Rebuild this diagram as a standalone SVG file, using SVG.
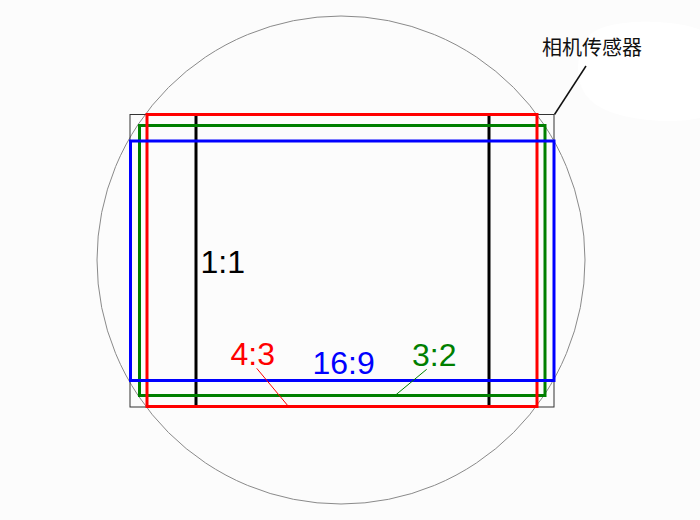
<svg xmlns="http://www.w3.org/2000/svg" width="700" height="520" viewBox="0 0 700 520">
  <style>
    .frame { fill: none; stroke-width: 3; }
    .lbl { font-family: "Liberation Sans", Arial, sans-serif; font-size: 32px; }
    .cjk { font-family: "Liberation Sans", "Noto Sans CJK SC", sans-serif; font-size: 20px; fill: #111; }
  </style>
  <rect x="0" y="0" width="700" height="520" fill="#fcfcfc"/>
  <path d="M585,40 C600,15 680,20 700,30 L700,118 C670,125 610,120 590,100 C575,85 575,60 585,40 Z" fill="#ffffff"/>

  <g id="image-circle">
    <circle cx="341" cy="260" r="244" fill="none" stroke="#8a8a8a" stroke-width="1"/>
  </g>

  <g id="sensor">
    <rect x="130" y="114.5" width="424" height="292.5" fill="none" stroke="#333" stroke-width="1"/>
  </g>

  <g id="ratio-1-1">
    <line x1="196" y1="114" x2="196" y2="407" stroke="#000" stroke-width="3"/>
    <line x1="489" y1="114" x2="489" y2="407" stroke="#000" stroke-width="3"/>
    <text class="lbl" x="200.5" y="273" fill="#000">1:1</text>
  </g>

  <g id="ratio-3-2">
    <rect class="frame" x="139.5" y="125.5" width="405.5" height="270" stroke="#007f00"/>
    <text class="lbl" x="412" y="365.5" fill="#007f00">3:2</text>
  </g>

  <g id="ratio-4-3">
    <rect class="frame" x="147" y="114.5" width="390" height="292" stroke="#ff0000"/>
    <text class="lbl" x="230.5" y="365" fill="#ff0000">4:3</text>
  </g>

  <g id="ratio-16-9">
    <rect class="frame" x="130.5" y="141" width="423.5" height="239.5" stroke="#0000ff"/>
    <text class="lbl" x="312.5" y="374" fill="#0000ff">16:9</text>
  </g>

  <g id="sensor-label">
    <text class="cjk" x="542" y="55">相机传感器</text>
  </g>

  <g id="connectors">
    <line x1="554.5" y1="114.5" x2="586" y2="66" stroke="#111" stroke-width="1.5"/>
    <line x1="256.7" y1="368.3" x2="288.5" y2="406.5" stroke="#ff0000" stroke-width="1"/>
    <line x1="426.7" y1="369.3" x2="395" y2="395.5" stroke="#007f00" stroke-width="1"/>
  </g>
</svg>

··········

◆ WRITTEN PROBLEM
Quote everything in the listing above exactly; pictures are the only thing to omit.

◆ RESULT
Rebuild this diagram as a standalone SVG file, using SVG.
<svg xmlns="http://www.w3.org/2000/svg" width="700" height="520" viewBox="0 0 700 520">
  <style>
    .frame { fill: none; stroke-width: 3; }
    .lbl { font-family: "Liberation Sans", Arial, sans-serif; font-size: 32px; }
    .cjk { font-family: "Liberation Sans", "Noto Sans CJK SC", sans-serif; font-size: 20px; fill: #111; }
  </style>
  <rect x="0" y="0" width="700" height="520" fill="#fcfcfc"/>
  <path d="M585,40 C600,15 680,20 700,30 L700,118 C670,125 610,120 590,100 C575,85 575,60 585,40 Z" fill="#ffffff"/>

  <g id="image-circle">
    <circle cx="341" cy="260" r="244" fill="none" stroke="#8a8a8a" stroke-width="1"/>
  </g>

  <g id="sensor">
    <rect x="130" y="114.5" width="424" height="292.5" fill="none" stroke="#333" stroke-width="1"/>
  </g>

  <g id="ratio-1-1">
    <line x1="196" y1="114" x2="196" y2="407" stroke="#000" stroke-width="3"/>
    <line x1="489" y1="114" x2="489" y2="407" stroke="#000" stroke-width="3"/>
    <text class="lbl" x="200.5" y="273" fill="#000">1:1</text>
  </g>

  <g id="ratio-3-2">
    <rect class="frame" x="139.5" y="125.5" width="405.5" height="270" stroke="#007f00"/>
    <text class="lbl" x="412" y="365.5" fill="#007f00">3:2</text>
  </g>

  <g id="ratio-4-3">
    <rect class="frame" x="147" y="114.5" width="390" height="292" stroke="#ff0000"/>
    <text class="lbl" x="230.5" y="365" fill="#ff0000">4:3</text>
  </g>

  <g id="ratio-16-9">
    <rect class="frame" x="130.5" y="141" width="423.5" height="239.5" stroke="#0000ff"/>
    <text class="lbl" x="312.5" y="374" fill="#0000ff">16:9</text>
  </g>

  <g id="sensor-label">
    <text class="cjk" x="542" y="55">相机传感器</text>
  </g>

  <g id="connectors">
    <line x1="554.5" y1="114.5" x2="586" y2="66" stroke="#111" stroke-width="1.5"/>
    <line x1="256.7" y1="368.3" x2="288.5" y2="406.5" stroke="#ff0000" stroke-width="1"/>
    <line x1="426.7" y1="369.3" x2="395" y2="395.5" stroke="#007f00" stroke-width="1"/>
  </g>
</svg>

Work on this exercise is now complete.